**SHORT EXERCISE**
Return the count of lines that mention "this", with no other words.

**EXTRACTED ENTRIES**

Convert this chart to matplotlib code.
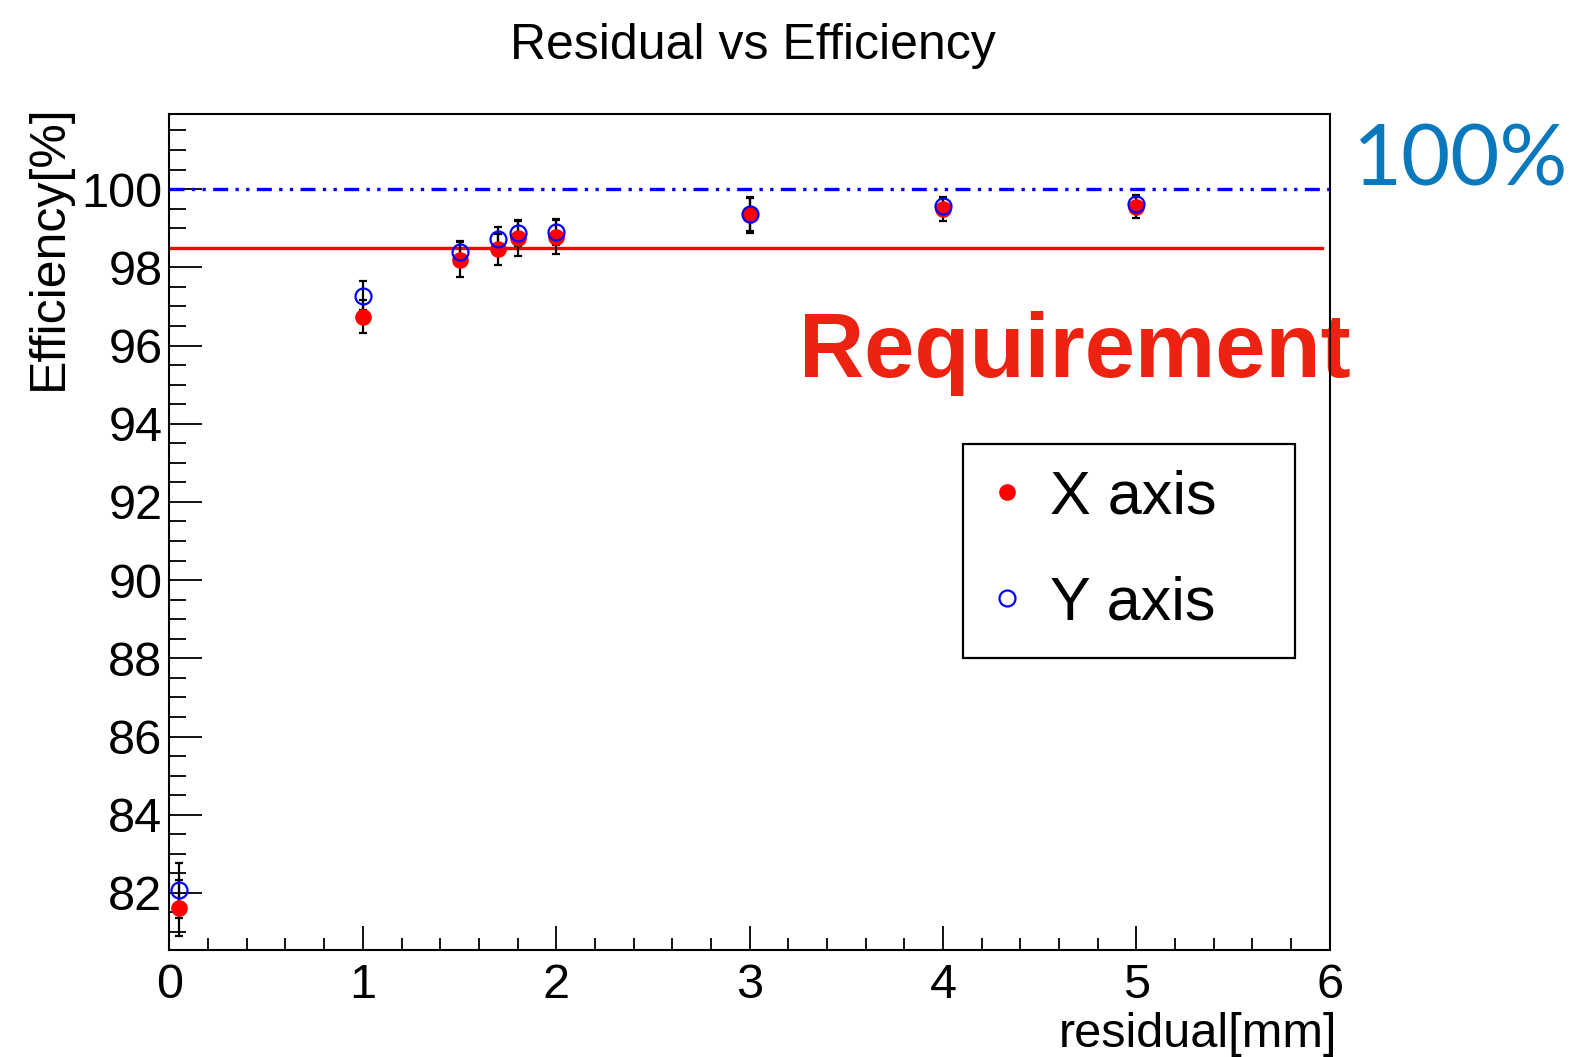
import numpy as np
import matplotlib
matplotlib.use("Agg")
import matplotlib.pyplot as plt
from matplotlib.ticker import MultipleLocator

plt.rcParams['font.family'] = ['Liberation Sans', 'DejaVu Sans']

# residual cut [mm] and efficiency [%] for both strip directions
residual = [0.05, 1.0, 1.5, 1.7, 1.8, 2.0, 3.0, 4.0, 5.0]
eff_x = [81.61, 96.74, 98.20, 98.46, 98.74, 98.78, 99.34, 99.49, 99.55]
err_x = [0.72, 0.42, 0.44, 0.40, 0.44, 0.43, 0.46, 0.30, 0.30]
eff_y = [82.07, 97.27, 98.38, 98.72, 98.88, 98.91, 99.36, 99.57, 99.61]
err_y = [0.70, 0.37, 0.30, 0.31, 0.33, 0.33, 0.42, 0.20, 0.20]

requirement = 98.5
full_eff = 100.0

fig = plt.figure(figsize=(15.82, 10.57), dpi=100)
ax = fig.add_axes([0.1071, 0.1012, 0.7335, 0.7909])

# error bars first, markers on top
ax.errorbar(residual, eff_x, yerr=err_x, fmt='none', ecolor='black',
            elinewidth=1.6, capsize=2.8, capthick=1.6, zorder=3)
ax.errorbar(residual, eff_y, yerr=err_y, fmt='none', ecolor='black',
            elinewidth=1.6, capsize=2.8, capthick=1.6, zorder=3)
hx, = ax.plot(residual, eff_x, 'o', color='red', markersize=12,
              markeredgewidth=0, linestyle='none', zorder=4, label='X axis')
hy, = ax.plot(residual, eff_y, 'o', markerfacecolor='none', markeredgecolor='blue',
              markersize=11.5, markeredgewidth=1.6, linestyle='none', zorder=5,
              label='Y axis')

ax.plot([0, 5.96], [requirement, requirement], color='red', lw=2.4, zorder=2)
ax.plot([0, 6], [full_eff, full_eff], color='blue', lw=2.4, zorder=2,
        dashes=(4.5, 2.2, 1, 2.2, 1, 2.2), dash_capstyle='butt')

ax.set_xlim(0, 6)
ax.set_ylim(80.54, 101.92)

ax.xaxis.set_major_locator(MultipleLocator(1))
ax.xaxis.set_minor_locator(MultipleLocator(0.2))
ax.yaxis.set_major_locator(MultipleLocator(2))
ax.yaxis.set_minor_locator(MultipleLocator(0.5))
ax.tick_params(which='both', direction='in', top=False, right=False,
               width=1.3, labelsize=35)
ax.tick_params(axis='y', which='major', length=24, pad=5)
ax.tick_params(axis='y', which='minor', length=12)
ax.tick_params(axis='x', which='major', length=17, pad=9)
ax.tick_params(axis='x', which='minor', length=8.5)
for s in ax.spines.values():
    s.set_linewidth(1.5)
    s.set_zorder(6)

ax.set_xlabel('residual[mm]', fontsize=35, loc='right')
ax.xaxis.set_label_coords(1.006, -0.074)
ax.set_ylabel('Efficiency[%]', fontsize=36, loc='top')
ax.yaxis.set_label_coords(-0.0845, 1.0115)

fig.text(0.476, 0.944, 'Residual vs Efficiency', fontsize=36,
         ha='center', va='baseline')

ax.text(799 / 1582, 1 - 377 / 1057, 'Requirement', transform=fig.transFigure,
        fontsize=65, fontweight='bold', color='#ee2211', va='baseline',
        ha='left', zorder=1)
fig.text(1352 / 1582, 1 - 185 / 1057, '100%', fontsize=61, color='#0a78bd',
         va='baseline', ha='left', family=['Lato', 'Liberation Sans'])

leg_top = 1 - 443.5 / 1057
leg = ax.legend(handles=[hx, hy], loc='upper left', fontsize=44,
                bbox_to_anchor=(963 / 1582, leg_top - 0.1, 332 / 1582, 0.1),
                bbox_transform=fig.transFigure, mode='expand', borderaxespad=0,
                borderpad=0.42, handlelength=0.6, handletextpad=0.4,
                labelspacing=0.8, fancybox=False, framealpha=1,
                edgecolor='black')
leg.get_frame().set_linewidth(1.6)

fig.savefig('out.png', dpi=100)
--
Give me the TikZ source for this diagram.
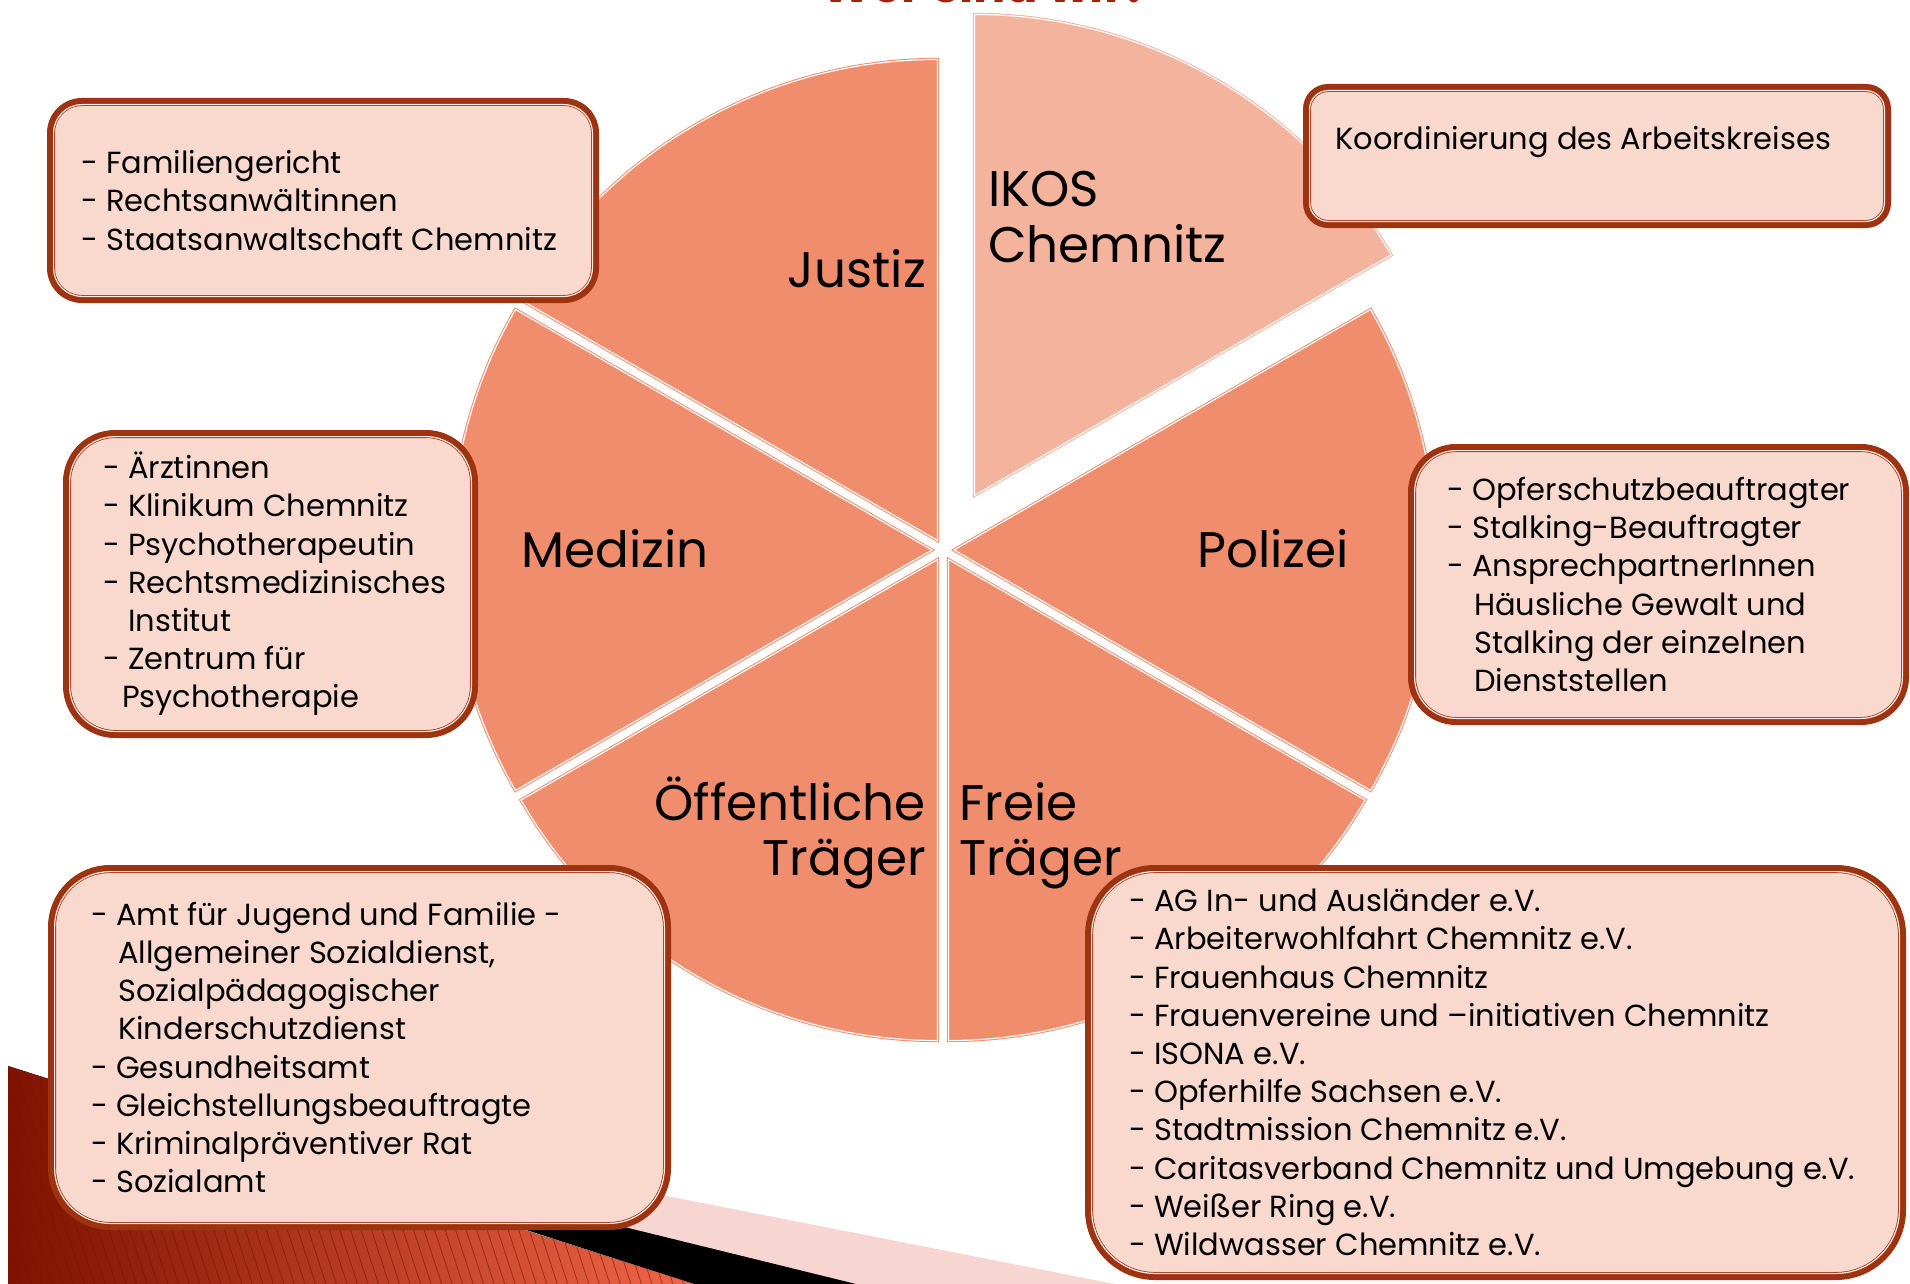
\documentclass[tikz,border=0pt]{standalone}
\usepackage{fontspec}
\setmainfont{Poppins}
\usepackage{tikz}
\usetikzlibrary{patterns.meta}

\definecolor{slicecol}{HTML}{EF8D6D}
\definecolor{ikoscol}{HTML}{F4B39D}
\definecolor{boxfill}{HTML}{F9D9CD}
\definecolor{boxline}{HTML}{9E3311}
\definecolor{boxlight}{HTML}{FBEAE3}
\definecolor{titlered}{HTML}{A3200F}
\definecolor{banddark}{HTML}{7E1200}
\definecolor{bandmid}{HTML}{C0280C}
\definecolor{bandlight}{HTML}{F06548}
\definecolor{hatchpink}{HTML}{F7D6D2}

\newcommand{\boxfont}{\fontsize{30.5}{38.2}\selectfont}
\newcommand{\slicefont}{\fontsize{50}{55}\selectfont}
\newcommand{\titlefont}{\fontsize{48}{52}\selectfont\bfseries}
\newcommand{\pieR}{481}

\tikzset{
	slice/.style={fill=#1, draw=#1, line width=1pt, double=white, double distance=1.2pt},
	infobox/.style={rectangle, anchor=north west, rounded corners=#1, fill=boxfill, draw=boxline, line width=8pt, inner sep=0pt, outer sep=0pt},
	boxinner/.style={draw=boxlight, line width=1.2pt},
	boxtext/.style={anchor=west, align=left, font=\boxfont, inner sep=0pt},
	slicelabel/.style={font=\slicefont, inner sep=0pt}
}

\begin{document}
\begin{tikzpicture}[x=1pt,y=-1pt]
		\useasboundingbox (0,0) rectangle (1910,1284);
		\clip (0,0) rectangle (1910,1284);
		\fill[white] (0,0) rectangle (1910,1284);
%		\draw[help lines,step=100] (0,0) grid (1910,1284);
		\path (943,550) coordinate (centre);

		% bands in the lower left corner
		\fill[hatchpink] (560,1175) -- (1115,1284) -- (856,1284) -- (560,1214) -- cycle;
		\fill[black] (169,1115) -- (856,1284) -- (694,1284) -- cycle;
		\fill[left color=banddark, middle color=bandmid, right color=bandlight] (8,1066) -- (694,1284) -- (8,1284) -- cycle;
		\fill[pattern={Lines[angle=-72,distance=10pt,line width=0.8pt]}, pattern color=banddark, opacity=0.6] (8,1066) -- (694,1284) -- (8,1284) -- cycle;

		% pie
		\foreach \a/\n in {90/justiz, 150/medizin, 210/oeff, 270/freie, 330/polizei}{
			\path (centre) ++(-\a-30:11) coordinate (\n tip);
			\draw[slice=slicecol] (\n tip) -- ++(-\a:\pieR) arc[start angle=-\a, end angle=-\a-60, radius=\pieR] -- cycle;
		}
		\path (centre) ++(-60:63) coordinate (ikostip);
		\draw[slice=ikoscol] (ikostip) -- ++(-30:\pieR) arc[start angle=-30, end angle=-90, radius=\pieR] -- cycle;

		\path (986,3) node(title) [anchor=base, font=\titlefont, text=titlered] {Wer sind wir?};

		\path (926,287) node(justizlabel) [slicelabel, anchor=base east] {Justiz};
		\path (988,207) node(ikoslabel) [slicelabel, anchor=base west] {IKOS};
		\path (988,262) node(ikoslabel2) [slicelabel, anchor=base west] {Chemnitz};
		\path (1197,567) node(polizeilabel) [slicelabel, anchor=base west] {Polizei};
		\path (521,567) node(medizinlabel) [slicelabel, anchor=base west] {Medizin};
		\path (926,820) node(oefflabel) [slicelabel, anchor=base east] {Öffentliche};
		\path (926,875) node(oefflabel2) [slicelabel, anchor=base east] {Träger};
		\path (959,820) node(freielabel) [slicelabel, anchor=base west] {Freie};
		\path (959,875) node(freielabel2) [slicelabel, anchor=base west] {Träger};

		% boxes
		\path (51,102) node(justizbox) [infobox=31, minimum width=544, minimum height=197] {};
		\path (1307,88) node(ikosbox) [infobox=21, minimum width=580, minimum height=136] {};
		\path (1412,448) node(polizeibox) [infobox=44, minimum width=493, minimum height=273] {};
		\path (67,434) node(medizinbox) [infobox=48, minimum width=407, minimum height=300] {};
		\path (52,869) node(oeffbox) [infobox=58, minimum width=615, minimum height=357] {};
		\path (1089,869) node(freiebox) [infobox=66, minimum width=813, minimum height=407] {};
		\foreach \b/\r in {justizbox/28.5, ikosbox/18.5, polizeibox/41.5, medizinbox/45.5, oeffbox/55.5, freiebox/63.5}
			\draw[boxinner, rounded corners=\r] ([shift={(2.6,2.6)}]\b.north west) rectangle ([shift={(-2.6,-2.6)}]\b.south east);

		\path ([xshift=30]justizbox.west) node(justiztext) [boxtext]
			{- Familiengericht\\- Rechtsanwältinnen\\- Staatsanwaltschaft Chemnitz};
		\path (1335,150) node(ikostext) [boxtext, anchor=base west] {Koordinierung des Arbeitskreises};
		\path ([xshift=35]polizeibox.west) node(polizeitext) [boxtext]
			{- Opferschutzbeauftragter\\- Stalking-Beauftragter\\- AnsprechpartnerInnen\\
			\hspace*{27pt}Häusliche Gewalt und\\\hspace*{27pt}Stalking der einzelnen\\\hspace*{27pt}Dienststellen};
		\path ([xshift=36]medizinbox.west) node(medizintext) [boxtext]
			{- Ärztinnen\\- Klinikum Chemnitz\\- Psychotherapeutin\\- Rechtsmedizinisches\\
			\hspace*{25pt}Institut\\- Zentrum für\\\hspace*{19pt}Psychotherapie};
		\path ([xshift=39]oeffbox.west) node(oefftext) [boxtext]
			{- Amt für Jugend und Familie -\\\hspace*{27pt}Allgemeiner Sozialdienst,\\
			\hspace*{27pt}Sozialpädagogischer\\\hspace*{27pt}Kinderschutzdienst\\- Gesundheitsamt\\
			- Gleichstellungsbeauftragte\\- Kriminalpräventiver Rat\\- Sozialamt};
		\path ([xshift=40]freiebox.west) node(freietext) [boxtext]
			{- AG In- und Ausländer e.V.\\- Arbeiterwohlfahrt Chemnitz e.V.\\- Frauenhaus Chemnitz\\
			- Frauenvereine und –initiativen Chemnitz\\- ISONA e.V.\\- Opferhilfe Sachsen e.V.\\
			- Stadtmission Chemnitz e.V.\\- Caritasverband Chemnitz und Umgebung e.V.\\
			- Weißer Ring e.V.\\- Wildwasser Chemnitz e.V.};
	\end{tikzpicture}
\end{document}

**ANSWER TO THE PROBLEM**
2